Authors for 2007 event include.
Simon Sebag Montefiore – Young Stalin
Oliver James – Affluenza: How to be Successful and Stay Sane
Clive Stafford-Smith – Bad Men: Guantánamo Bay and the Secret Prisons
John Adamson – The English Civil War
Ronnie Corbett – And it’s Goodnight from Him
Kate and Greg Mosse – Labyrinth and Secrets of the Labyrinth
The Greatest Monarch Debate: Alison Weir, Justin Pollard and Martyn Downer – chaired by Charles Spencer
Johnnie Walker – The Autobiography
Joanne Harris – The Lollipop Shoes
Sarah Bradford – Diana
ALTHORP has been home to the Spencer family for nearly 500 years and the introduction of a festival of Literature is entirely in keeping with the history and heritage of the House.

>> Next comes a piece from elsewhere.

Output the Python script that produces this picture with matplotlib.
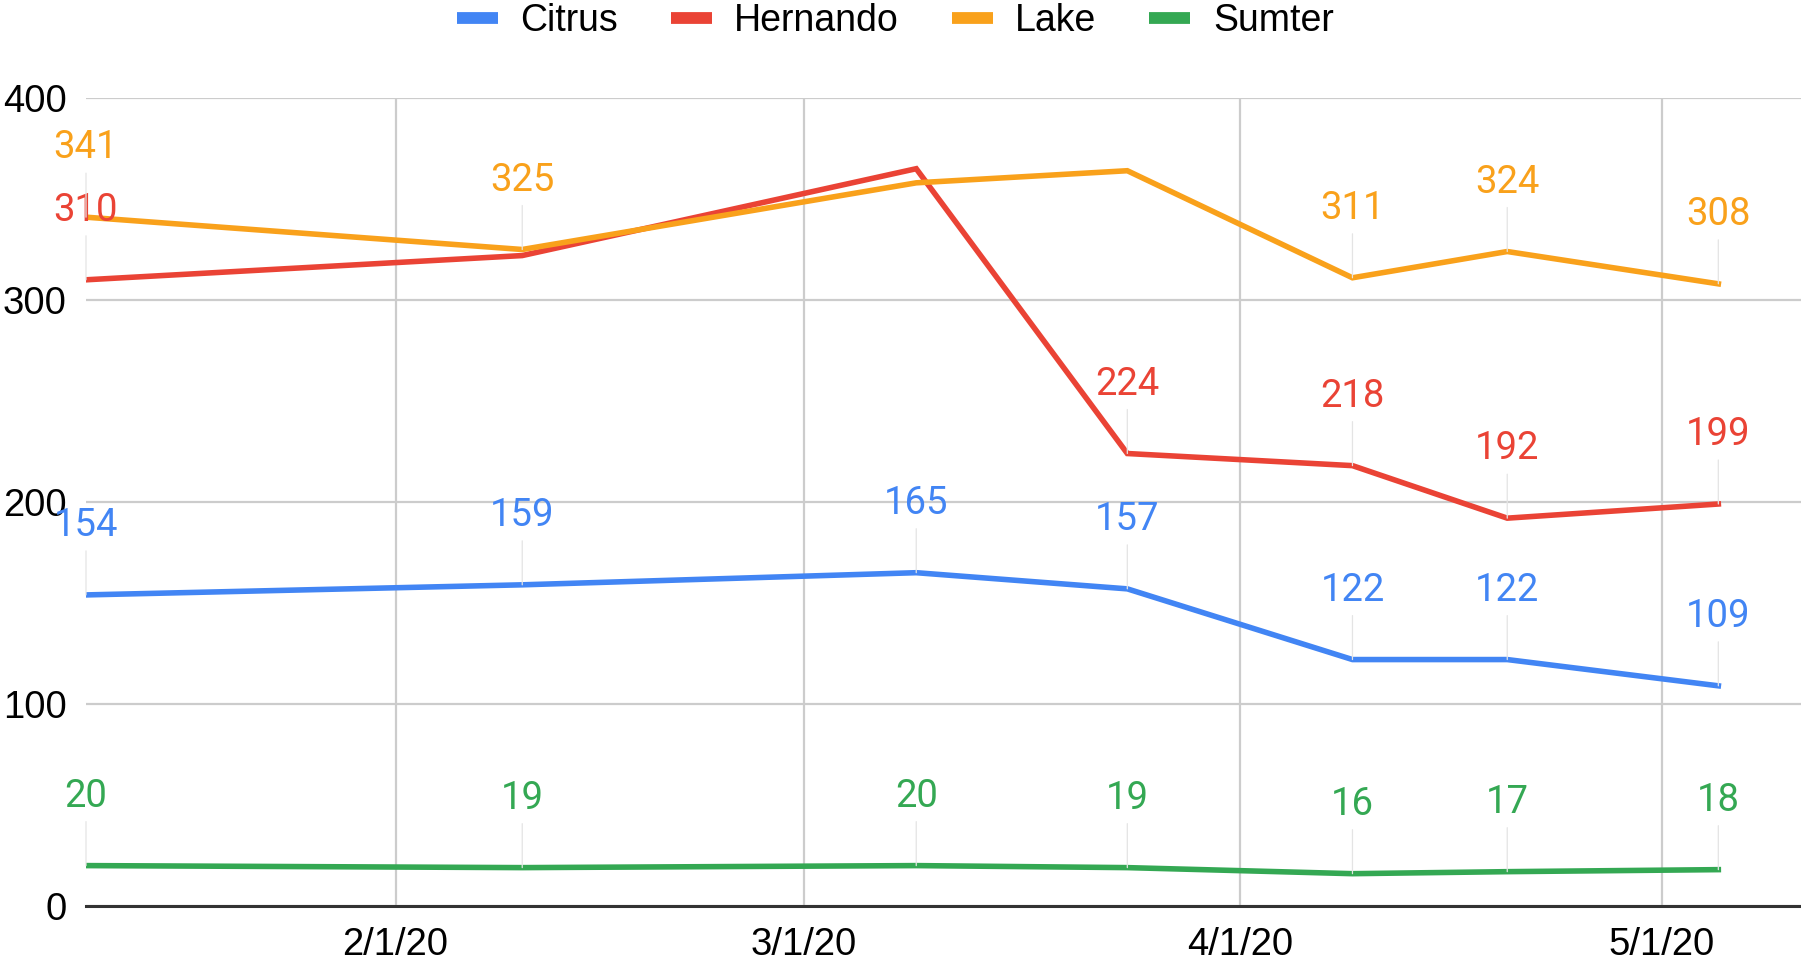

George John, Second Earl Spencer built up a library which was one of the finest private collections of books inEurope. Although not simply a classical collection, it was extraordinarily rare and included Papal Letters of Indulgence from 1452, the first edition of the ‘Mazarin’ Bible of 1455, the Mentz Psalter of 1457 and 57 original Caxton Bibles.
Althorp contains a fascinating variety of pictures, furniture and ceramics, as well as boasting some exquisite interiors. Like many great country houses, it has benefited from the collecting of generations of occupants. The Spencers’ collection of portraits is particularly fine and as a record of a family and of English portraiture, it is outstanding. The roll-call of names – Rubens, Van Dyck, Reynolds, Gainsborough – is familiar to everyone.
In the decorative arts, from carpets to candelabra, there is much that reflects the enthusiasms and idiosyncrasies of their collectors. Similarly, the house itself is not the product of any one period, but has changed constantly over the years. The true medium for harmony, however, has been the house’s continual ownership and occupation by the same family for nineteen generations.